The reason for the refurbishment has to do with the way the 1940-45 timeframe is told. “I feel that especially younger people have a harder time connecting [with the exhibition] because…the things they will learn while they’re reading will not always make sense to them,” says museum Curator Søren Tange Rasmussen. “a lot about life during the occupation has been forgotten and it’s not easy for younger people to understand what this is all about.” This is all the more reason why today certain views and perceptions of the war diverge with regard to its unfolding.

One war, many perspectives

According to a study conducted by the University of Southern Denmark, there is no common understanding of the Second World War between the Germans, the Danish and the Finnish. In the Danish collective narrative, Danish resistance forces are praised as heroes. However, it is often forgotten how many also collaborated with the Germans, and the more common heroic narrative is maintained without nuance.

On the other hand, when looking at the Danish people’s decision to cooperate with the Germans, at first one might frown at a presumed cowardice. However, the context should be taken into account. “The government tried to shield the Danish population from things that happened all over Europe. I know it’s not very courageous but it was pretty smart,” remarks Søren. In telling this story, no one single version is complete or universal. Likewise, it is easy to see how problematic different viewpoints become in assessing the facts. In this sense, bringing these to light through the Occupation Museum gives the opportunity to understand that things were not always black and white. In fact, much less are they are black and white today in similar political contexts such as the rise of populist and nationalistic movements around the world.

Danish citizens cheered for the Liberation day of May 1945 in front of where Nordea Bank is in the present day (photo: Madalina Paxaman)

“We want to tell this story in a more nuanced manner than it used to be because prior it was all a question of being ‘good’ or ‘evil,’ Søren points out. “If you were a collaborator you were by definition evil. This story is worn out now.” Rather than this being ‘the resistance movement story’, Søren mentions that it’s going to be mostly from the point of view of the resistance fighters themselves and the collaborators to get a more insightful perspective. This is why many questions are raised; for instance, what denotes a resistance fighter other than a military member working against the Germans? What makes you an ‘enemy’ of the Danish and a ‘collaborator’ to the Germans? Only by being aware of the different lens of history can we grasp these nuances and extend this understanding to today’s political scenario.

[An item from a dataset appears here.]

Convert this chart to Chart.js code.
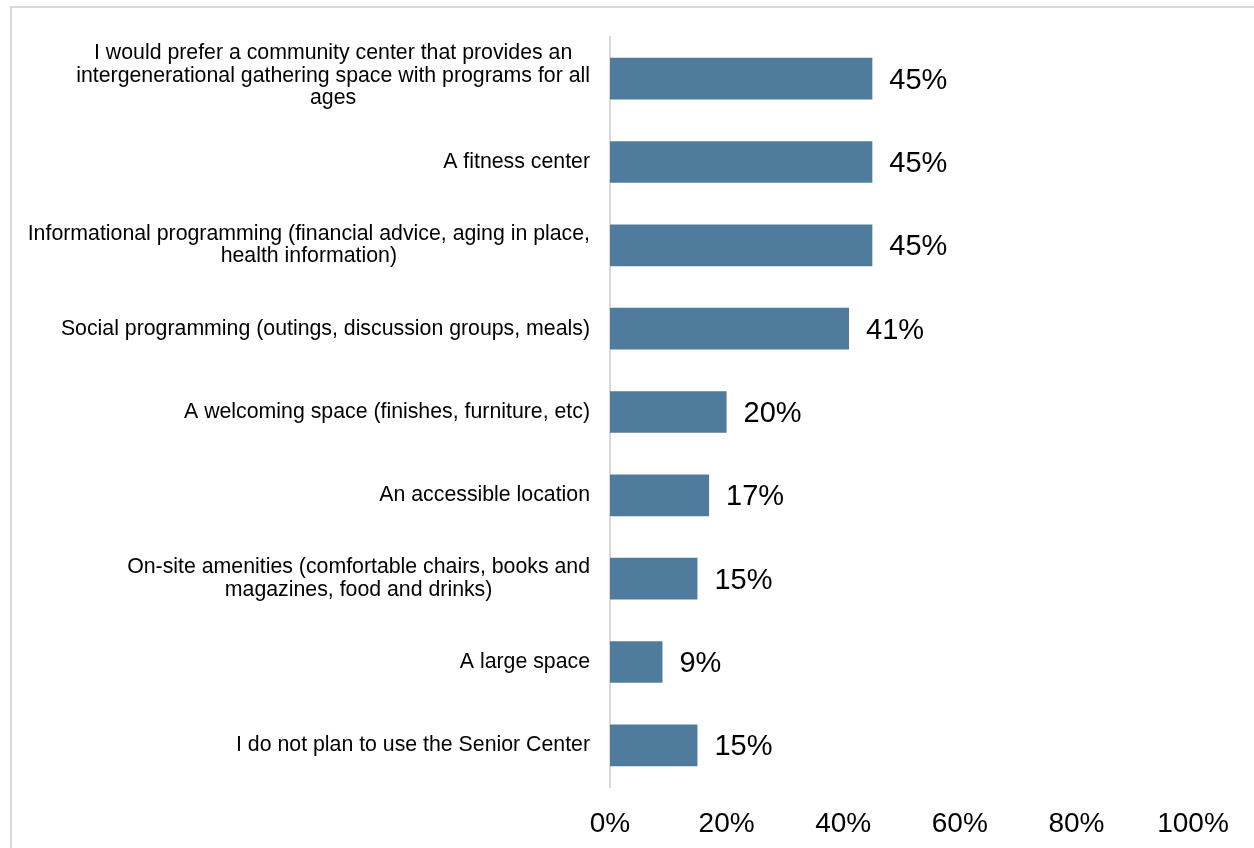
<!DOCTYPE html>
<html>
<head>
<meta charset="utf-8">
<script src="https://cdn.jsdelivr.net/npm/chart.js@4.4.0/dist/chart.umd.min.js"></script>
<style>
  html, body { margin: 0; padding: 0; background: #fff; overflow: hidden; }
  #frame {
    position: absolute; left: 10px; top: 6px; width: 1400px; height: 1000px;
    border: 2px solid #d9d9d9; box-sizing: border-box;
  }
  #wrap { position: absolute; left: 0; top: 0; width: 1254px; height: 848px; }
</style>
</head>
<body>
<div id="frame"></div>
<div id="wrap"><canvas id="surveyChart"></canvas></div>
<script>
// Categories (multi-line labels as they wrap in the original)
const categories = [
  ["I would prefer a community center that provides an", "intergenerational gathering space with programs for all", "ages"],
  "A fitness center",
  ["Informational programming (financial advice, aging in place,", "health information)"],
  "Social programming (outings, discussion groups, meals)",
  "A welcoming space (finishes, furniture, etc)",
  "An accessible location",
  ["On-site amenities (comfortable chairs, books and", "magazines, food and drinks)"],
  "A large space",
  "I do not plan to use the Senior Center"
];

// Percent of respondents
const values = [45, 45, 45, 41, 20, 17, 15, 9, 15];

// X axis ticks
const xTicks = [0, 20, 40, 60, 80, 100];

const FONT = "'Liberation Sans', Arial, sans-serif";

// Draws the value next to the end of each bar
const valueLabels = {
  id: "valueLabels",
  afterDatasetsDraw(chart) {
    const ctx = chart.ctx;
    const meta = chart.getDatasetMeta(0);
    ctx.save();
    ctx.font = "29px " + FONT;
    ctx.fillStyle = "#000";
    ctx.textAlign = "left";
    ctx.textBaseline = "middle";
    meta.data.forEach((bar, i) => {
      ctx.fillText(values[i] + "%", bar.x + 17, bar.y + 2);
    });
    ctx.restore();
  }
};

// Category labels: block right-aligned to the axis, lines centred inside the block
const categoryLabels = {
  id: "categoryLabels",
  afterDraw(chart) {
    const ctx = chart.ctx;
    const yScale = chart.scales.y;
    const right = chart.chartArea.left - 20;
    const lineH = 22.5;
    ctx.save();
    ctx.font = "21.3px " + FONT;
    ctx.fillStyle = "#000";
    ctx.textAlign = "center";
    ctx.textBaseline = "middle";
    categories.forEach((label, i) => {
      const lines = Array.isArray(label) ? label : [label];
      const maxW = Math.max(...lines.map((l) => ctx.measureText(l).width));
      const cx = right - maxW / 2;
      const cy = yScale.getPixelForValue(i) - (lines.length > 2 ? 3 : 0);
      lines.forEach((l, j) => {
        ctx.fillText(l, cx, cy + (j - (lines.length - 1) / 2) * lineH);
      });
    });
    ctx.restore();
  }
};

const ctx = document.getElementById("surveyChart");
new Chart(ctx.getContext("2d"), {
  type: "bar",
  data: {
    labels: categories,
    datasets: [
      {
        data: values,
        backgroundColor: "#4f7c9d",
        borderWidth: 0,
        barPercentage: 0.5,
        categoryPercentage: 1.0,
      },
    ],
  },
  options: {
    indexAxis: "y",
    responsive: true,
    maintainAspectRatio: false,
    animation: false,
    layout: {
      padding: { top: 37, right: 61, left: 0, bottom: 0 },
    },
    plugins: {
      legend: { display: false },
      tooltip: { enabled: false },
    },
    scales: {
      x: {
        min: 0,
        max: 100,
        afterBuildTicks: (scale) => {
          scale.ticks = xTicks.map((v) => ({ value: v }));
        },
        grid: { display: false, drawTicks: false },
        border: { display: false },
        ticks: {
          padding: 20,
          color: "#000",
          font: { family: FONT, size: 28 },
          callback: (v) => v + "%",
        },
        afterFit: (scale) => {
          scale.height = 61;
        },
      },
      y: {
        grid: { display: false, drawTicks: false },
        border: { display: true, color: "#d9d9d9", width: 2 },
        ticks: { display: false },
        afterFit: (scale) => {
          scale.width = 610;
        },
      },
    },
  },
  plugins: [valueLabels, categoryLabels],
});
</script>
</body>
</html>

The 1940s through the Occupation Museum

In presenting the ethical dilemmas that people were faced with during the occupation, and making its history more accessible, investment is going to be made to research more on the individual lives of witnesses and survivors in collaboration with Aarhus University and the Women’s Museum. Visitors will be handed a fictional ID card at the entrance of the Occupation Museum with the identity of an individual who lived at that time. The visitor will then be confronted with a dilemma and be offered a choice, which will have an impact on how they will experience their visit. These identities are based on real memoirs of people who lived there.

The space is to be kept as it is, though the installation will be completely redone to accommodate more visuals such as photographs and film in a more engaging manner. In collaboration with the Women’s Museum, the Occupation museum will also be hosting a variety of events outside of it, to take history into the streets in a similar fashion to Gamle By, the open air museum nearby.

“Everyone who lived during this time frame did not have the luxury of knowing how it would end.” Søren points out. “That is often forgotten because today when we make judgments we say people should have known better.” Of course, we cannot predict this early on. However, making past narratives accessible and relatable today is a constructive start to fully grasp the contexts that induced decisions and thought processes, and being able to better understand them in future scenarios.